Personal information
- Full name: Tim Hargreaves
- Date of birth: 30 May 1975 (age 49)
- Original team(s): Berrigan
- Height: 184 cm (6 ft 0 in)
- Weight: 86 kg (190 lb)
- Position(s): Forward

Playing career^{1}
- Years: Club / Games (Goals)
- 1994–1996: Hawthorn / 42 (57)
- 1997–1998: Geelong / 20 (12)
- Total:  / 62 (69)
- ^{1} Playing statistics correct to the end of 1998.

= Tim Hargreaves =

Australian rules footballer

Tim Hargreaves (born 30 May 1975) is a former Australian rules footballer who played with Hawthorn and Geelong in the Australian Football League (AFL) during the 1990s.

A forward, Hargreaves came from the New South Wales town of Berrigan and kicked four goals on his AFL debut, against West Coast at Subiaco.
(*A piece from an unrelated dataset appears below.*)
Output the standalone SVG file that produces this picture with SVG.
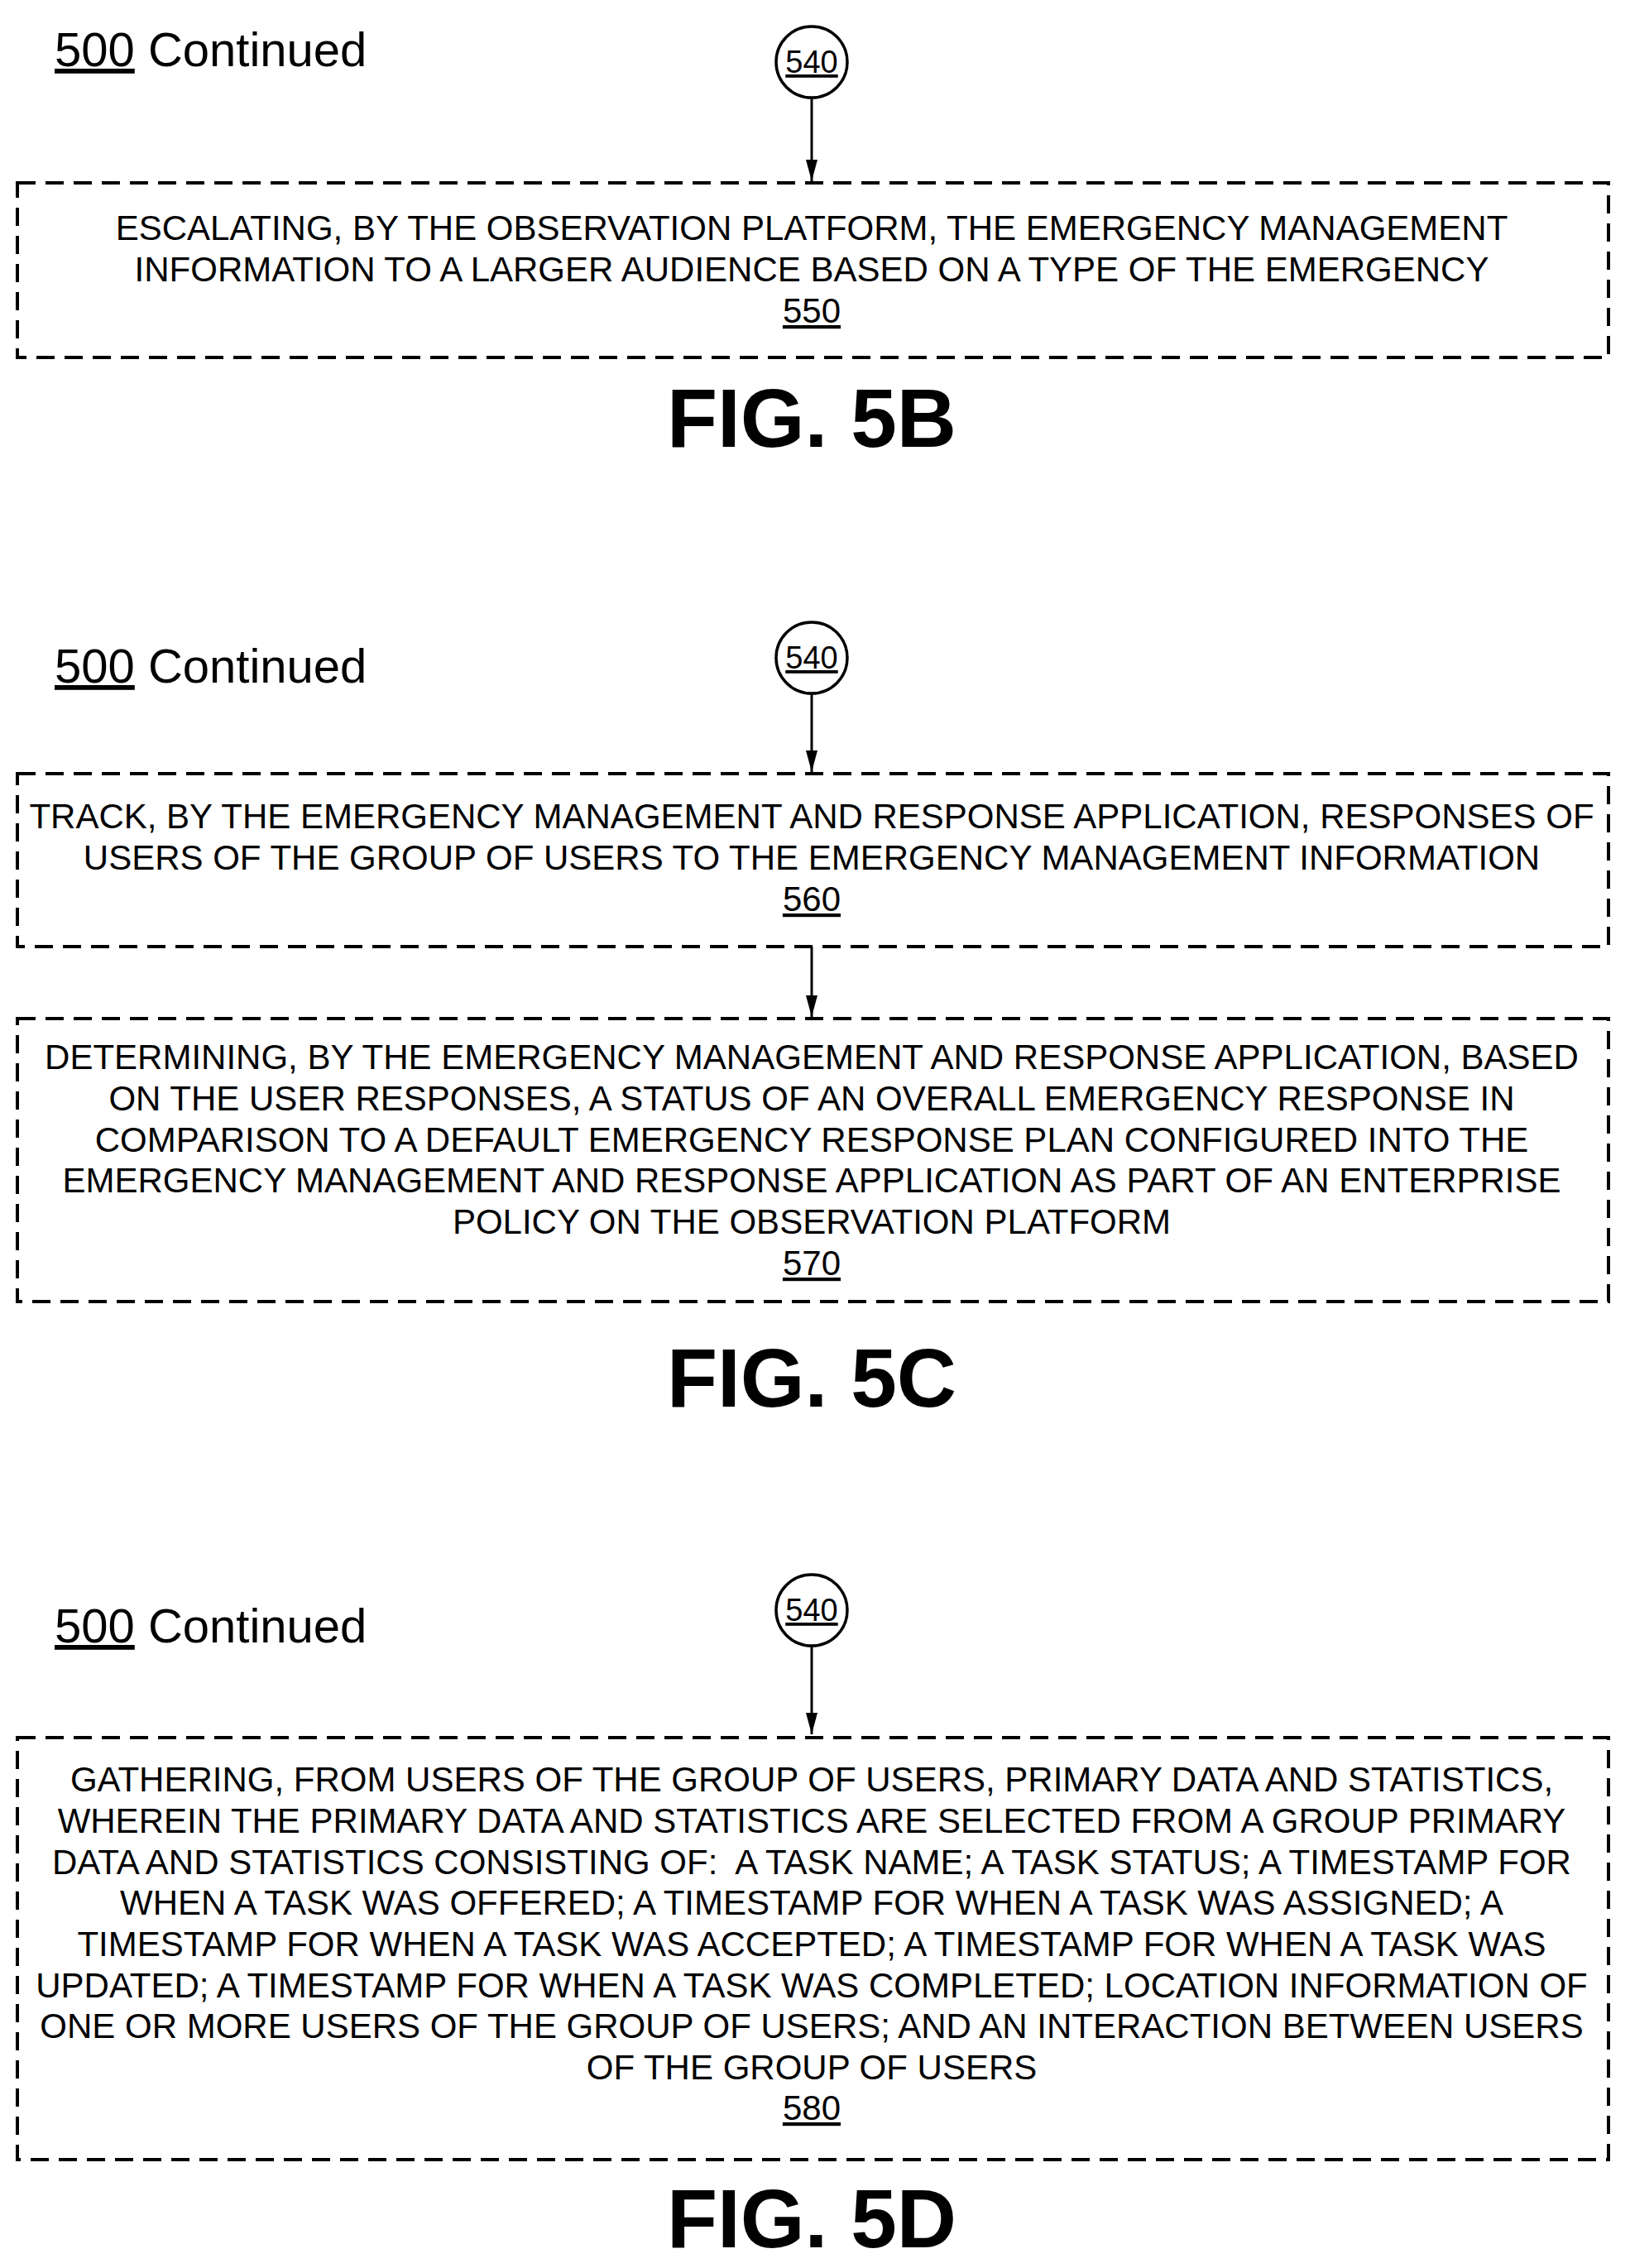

He kicked a further six in his next three games, including another four goal haul against Brisbane, which were complemented by 21 disposals.

In 1995 he won the Mirrool silo kicking competition, made famous by Billy Brownless.

At the end of the 1996 AFL season he was traded to Geelong in a straight swap for Aaron Lord. He played a semi final at his new club in 1997 but from an individual point of view struggled to make an impact.

Hargreaves joined Yarrawonga in 1999 and was a good servant of the Ovens & Murray Football League club for the next decade. He returned to Melbourne briefly in 2000 to play reserves football for Carlton. Back at Yarrawonga, Hargreaves won the Morris Medal in 2002, as the league's "Best and Fairest" player and participated in his club's 2006 premiership.

He coached Mulwala to the Murray Football League grand final in 2010 but lost to Moama.